I would point to this as a model for shows like Once Upon a Time that tend to force flashbacks on us every episode; they work much better when used occasionally and it also helped the audience learn more about Finn and thereby give us a reason to want him to survive. By focusing on his earlier relationship with Raven it showed a different side to his character that we haven't seen much of, that of a caring person just looking to help out those he loves versus focusing on survival.
Romance certainly played a big part in this episode as both Raven and Clarke were the frontrunners in trying to find a way to save Finn from his fate. This in turn helped drive much of the plot of the episode as they played a cat and mouse game with both the people of Camp Jaha, including Clarke's mother the now-chancellor Abby, and the grounders.It was an especially tense yet satisfying moment when Raven turned on Murphy, the 100's residential character to hate, and proposed offering him up instead of Finn which would have been fine with just about everyone. Ultimately, however, it was Finn who, recognizing the danger to the camp if he lived, decided to offer himself up. Which left us with those final minutes of nail biting.
As the Grounders prepared to burn Finn at the stake in sight of Camp Jaha with the people of the Ark watching, Clarke, Bellamy, and Raven decided for one last try. This was why this episode succeeded; what should have been a simple dilemma over wether or not to let Finn die turned into a chase to see who could come up with the better alternative. Bellamy proposing Finn run away, Raven proposing first Murphy's death and then killing Lexa, and finally Clarke who made perhaps the hardest decision of this show.
After failing to dissuade Lexa from the execution Clarke asked for one final goodbye. What should have been just a tearful goodbye and Clarke professing her love for Finn, turned into the ultimate plot twist of the season. Clarke used the scrap metal dagger Raven gave her not to kill Lexa but, wait for it, to kill Finn.
Looking back this was perhaps the best possible outcome to the episode. Unfortunately it is clear the Finn would not survive the episode. However, it is confirmed that a death at the hands of the Grounders would have been long and torturous for him prompting Clarke to spare him the pain with a quick death.
This episode was perhaps the best since the first season bringing back the sense of real danger and at the same time the sense of triumph that the second season has been lacking. Nothing in this episode from the Ark flashbacks to the return of Marcus Kane felt forced or out of place. Similarly nothing felt left out of the episode; while the 42 trapped in Mt. Weather were noticeably absent and it would have been nice to see what was happening considering the cliffhanger of that storyline last week, it would have been distracting to the main plot of this episode and thus was wisely put on hold.
The episode also helped develop the plot and move forward in the story as the conflict between the Grounders and Camp Jaha was beginning to drag. It has also helped further set up for the long awaited confrontation with Mount Weather, though judging by the promo for the next episode, that may not yet happen.
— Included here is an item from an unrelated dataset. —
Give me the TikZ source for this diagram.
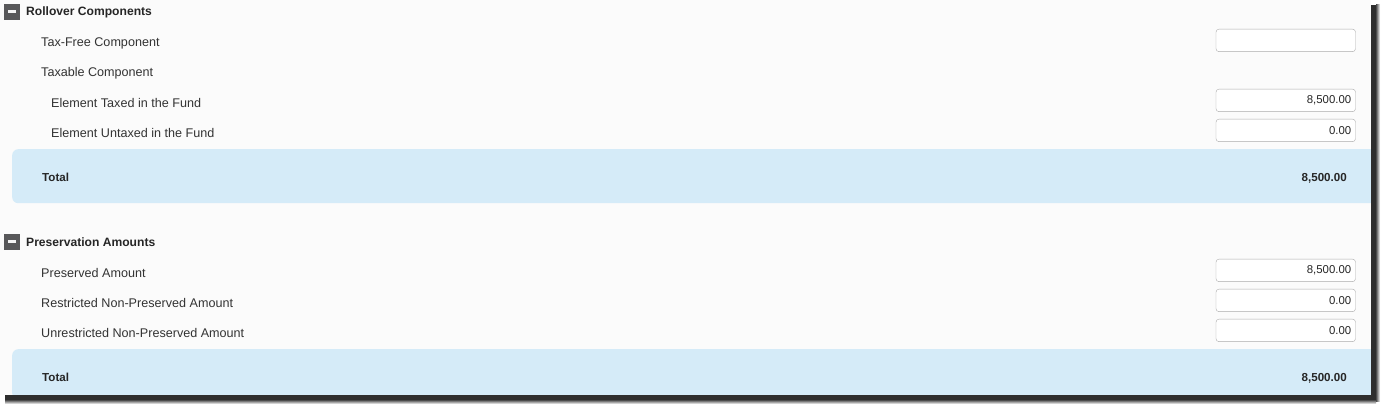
\documentclass[tikz,border=0pt]{standalone}
\usepackage{fontspec}
\setmainfont{Liberation Sans}
\definecolor{panelbg}{HTML}{FBFBFB}
\definecolor{totalbg}{HTML}{D5EBF8}
\definecolor{iconbg}{HTML}{58585A}
\definecolor{boxline}{HTML}{ABABAB}
\definecolor{labeltext}{HTML}{333333}
\tikzset{
  rowlabel/.style={anchor=base west,inner sep=0pt,text=labeltext,font=\fontsize{12.6}{14}\selectfont},
  headlabel/.style={rowlabel,text=black!85,font=\fontsize{12.1}{14}\selectfont\bfseries},
  totallabel/.style={headlabel,font=\fontsize{11.6}{14}\selectfont\bfseries},
  field/.style={draw=boxline,fill=white,rounded corners=3pt,minimum width=139.5pt,minimum height=22.5pt,
    text width=131pt,align=right,inner xsep=4pt,inner ysep=0pt,text=black!85,font=\fontsize{11.4}{13}\selectfont},
  totalband/.style={fill=totalbg,rounded corners=6pt,anchor=north west,minimum width=1364pt,inner sep=0pt},
  minusicon/.style={fill=iconbg,minimum size=15.5pt,inner sep=0pt,
    path picture={\fill[white!92!gray] ([xshift=-4.3pt,yshift=-1.6pt]path picture bounding box.center)
      rectangle ([xshift=4.3pt,yshift=1.6pt]path picture bounding box.center);}}
}
\begin{document}
\begin{tikzpicture}[x=1pt,y=-1pt]
  \useasboundingbox (0,0) rectangle (1381,404);
  \fill[white] (0,0) rectangle (1381,404);
  \fill[panelbg] (0,0) rectangle (1371,395);

  % rollover components
  \node[minusicon] (rollicon) at (12,11.8) {};
  \node[headlabel] (rollhead) at (26,16) {Rollover Components};
  \node[rowlabel] (taxfree) at (41,47) {Tax-Free Component};
  \node[rowlabel] (taxable) at (41,77) {Taxable Component};
  \node[rowlabel] (taxed) at (51,107) {Element Taxed in the Fund};
  \node[rowlabel] (untaxed) at (51,137) {Element Untaxed in the Fund};
  \node[field] (taxfreebox) at (1285.75,40.4) {};
  \node[field] (taxedbox) at (1285.75,100.4) {8,500.00};
  \node[field] (untaxedbox) at (1285.75,130.4) {0.00};
  \node[totalband,minimum height=54pt] (rollband) at (12,149) {};
  \node[totallabel] (rolltotal) at (42,181) {Total};
  \node[totallabel,anchor=base east] (rollsum) at (1347,181) {8,500.00};

  % preservation amounts
  \node[minusicon] (presicon) at (12,241.8) {};
  \node[headlabel] (preshead) at (26,246) {Preservation Amounts};
  \node[rowlabel] (preserved) at (41,277) {Preserved Amount};
  \node[rowlabel] (restricted) at (41,307) {Restricted Non-Preserved Amount};
  \node[rowlabel] (unrestricted) at (41,337) {Unrestricted Non-Preserved Amount};
  \node[field] (preservedbox) at (1285.75,270.4) {8,500.00};
  \node[field] (restrictedbox) at (1285.75,300.4) {0.00};
  \node[field] (unrestrictedbox) at (1285.75,330.4) {0.00};
  \node[totalband,minimum height=50pt] (presband) at (12,349) {};
  \node[totallabel] (prestotal) at (42,381) {Total};
  \node[totallabel,anchor=base east] (pressum) at (1347,381) {8,500.00};

  % shadow
  \fill[black!82] (1371,5) rectangle (1376,400);
  \shade[left color=black!70,right color=white] (1376,5) rectangle (1380,401);
  \fill[black!82] (5,395) rectangle (1376,400);
  \shade[top color=black!70,bottom color=white] (5,400) rectangle (1376,404);
\end{tikzpicture}
\end{document}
Still, the turmoil and sacrifice faced by our characters in this episode was what made this show worth watching in the first place and it was nice to return o what made this show great to begin with.
Overall, "Spacewalker" delivered in all areas and gave audiences exactly the kind of storytelling they had been hoping for in the second season. Finn will be sorely missed as he brought a lot of heart and dedication to the show, but hopefully this will allow for Bellamy and Clarke to develop their relationship. It will also be interesting to see where Clarke's actions put her friendship with Raven.